§ **WHAT YOU HAVE TO DO**
Set down the data below from its first line to the line holding "q3=q3[i], whishi=whishi[i], fliers=[]))", inclusive; omit all pictures.

§ **DATASET SECTION**
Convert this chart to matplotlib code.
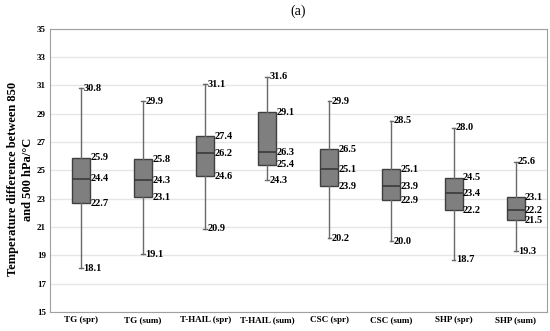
import matplotlib.pyplot as plt

categories = ["TG (spr)", "TG (sum)", "T-HAIL (spr)", "T-HAIL (sum)",
              "CSC (spr)", "CSC (sum)", "SHP (spr)", "SHP (sum)"]
whislo = [18.1, 19.1, 20.9, 24.3, 20.2, 20.0, 18.7, 19.3]
q1 = [22.7, 23.1, 24.6, 25.4, 23.9, 22.9, 22.2, 21.5]
med = [24.4, 24.3, 26.2, 26.3, 25.1, 23.9, 23.4, 22.2]
q3 = [25.9, 25.8, 27.4, 29.1, 26.5, 25.1, 24.5, 23.1]
whishi = [30.8, 29.9, 31.1, 31.6, 29.9, 28.5, 28.0, 25.6]

plt.rcParams['font.family'] = 'Liberation Serif'
plt.rcParams['font.weight'] = 'bold'

fig = plt.figure(figsize=(5.5, 3.31), dpi=100)
ax = fig.add_axes([0.091, 0.057, 0.903, 0.856])

stats = []
for i, c in enumerate(categories):
    stats.append(dict(label=c, whislo=whislo[i], q1=q1[i], med=med[i],
                      q3=q3[i], whishi=whishi[i], fliers=[]))

pos = list(range(1, len(categories) + 1))
ax.bxp(stats, positions=pos, widths=0.29, patch_artist=True, showfliers=False,
       boxprops=dict(facecolor='#7f7f7f', edgecolor='#3f3f3f', linewidth=1),
       medianprops=dict(color='#3a3a3a', linewidth=1.2),
       whiskerprops=dict(color='#6a6a6a', linewidth=1),
       capprops=dict(color='#6a6a6a', linewidth=1), capwidths=0.06)

# value labels
fs = 7.5
for i in range(len(categories)):
    x = pos[i]
    ax.text(x + 0.035, whishi[i], f"{whishi[i]:.1f}", va='center', ha='left', fontsize=fs)
    ax.text(x + 0.035, whislo[i], f"{whislo[i]:.1f}", va='center', ha='left', fontsize=fs)
    ax.text(x + 0.15, q3[i], f"{q3[i]:.1f}", va='center', ha='left', fontsize=fs)
    ax.text(x + 0.15, med[i], f"{med[i]:.1f}", va='center', ha='left', fontsize=fs)
    ax.text(x + 0.15, q1[i], f"{q1[i]:.1f}", va='center', ha='left', fontsize=fs)

ax.set_xlim(0.5, len(categories) + 0.5)
ax.set_ylim(15, 35)
ax.set_yticks(range(15, 36, 2))
ax.set_xticks(pos)
ax.set_xticklabels(categories, fontsize=6.5)
ax.tick_params(axis='y', labelsize=6.5, length=0, pad=3)
ax.tick_params(axis='x', length=0, pad=3)
ax.grid(axis='y', color='#e6e6e6', linewidth=1)
ax.set_axisbelow(True)
for s in ax.spines.values():
    s.set_color('#a0a0a0')

ax.set_ylabel("Temperature difference between 850\nand 500 hPa/\u00b0C", fontsize=9,
              fontweight='bold', linespacing=1.35)
ax.yaxis.set_label_coords(-0.032, 0.47)
ax.set_title("(a)", fontsize=10, fontweight='normal', pad=10)

fig.savefig("out.png", dpi=100)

§ **OUTPUT**
Convert this chart to matplotlib code.
import matplotlib.pyplot as plt

categories = ["TG (spr)", "TG (sum)", "T-HAIL (spr)", "T-HAIL (sum)",
              "CSC (spr)", "CSC (sum)", "SHP (spr)", "SHP (sum)"]
whislo = [18.1, 19.1, 20.9, 24.3, 20.2, 20.0, 18.7, 19.3]
q1 = [22.7, 23.1, 24.6, 25.4, 23.9, 22.9, 22.2, 21.5]
med = [24.4, 24.3, 26.2, 26.3, 25.1, 23.9, 23.4, 22.2]
q3 = [25.9, 25.8, 27.4, 29.1, 26.5, 25.1, 24.5, 23.1]
whishi = [30.8, 29.9, 31.1, 31.6, 29.9, 28.5, 28.0, 25.6]

plt.rcParams['font.family'] = 'Liberation Serif'
plt.rcParams['font.weight'] = 'bold'

fig = plt.figure(figsize=(5.5, 3.31), dpi=100)
ax = fig.add_axes([0.091, 0.057, 0.903, 0.856])

stats = []
for i, c in enumerate(categories):
    stats.append(dict(label=c, whislo=whislo[i], q1=q1[i], med=med[i],
                      q3=q3[i], whishi=whishi[i], fliers=[]))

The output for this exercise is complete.